Pete and Ryder on a hike on the bench loop
Pete and Ryder on a hike on the bench loop

But then again, I have moments in which I say, “huh,” taking all those literature classes actually served me in good stead. Today I realized that in taking these classes that I learned to do close readings, and in learning to do close readings, I learned to make associative leaps.

An example: I had put a pile of Horse and Rider magazines in the outhouse. This is a publication that promises a lot, but the articles disappoint. They have nice summations on the cover, but the articles are usually short and simplistic. I thought, perfect outhouse fodder.

I was in the outhouse and picked up a copy and began reading about training a horse to do reining patterns. Here’s where the associative leap part comes in. The subject of doing reining patterns is not of interest to me. But soon enough, I started substituting the word agility for reining patterns. Then, the importance of pausing before specific moves and varying the order of the moves made sense to me.

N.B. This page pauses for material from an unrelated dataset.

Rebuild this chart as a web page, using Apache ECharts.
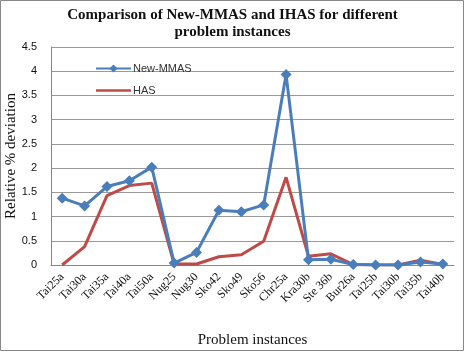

And so, this afternoon, I had this in mind when I did agility with the mares. I did the obstacles in the May course in a differing order. And I paused before each one, so that the mare in question and I might be more focused in carrying out the task.

I then took the ideas in the above-mentioned article a step further. I inhaled and stopped, and then I asked the horse to do the same. I then exhaled and moved on, and again, I asked the horse to do the same. I also thought of/took in a color when I breathed. In this case it was a blue and green mix.

I noticed that the horses did far better when I remembered to breath than when I forgot. This is pretty revelatory, and I think most importantly, taking a breath gives the horse a chance to also assess the situation.

Would I have had these insights if I’d gone on in a differing field besides English? I think not. Today actually made all that class time worth it.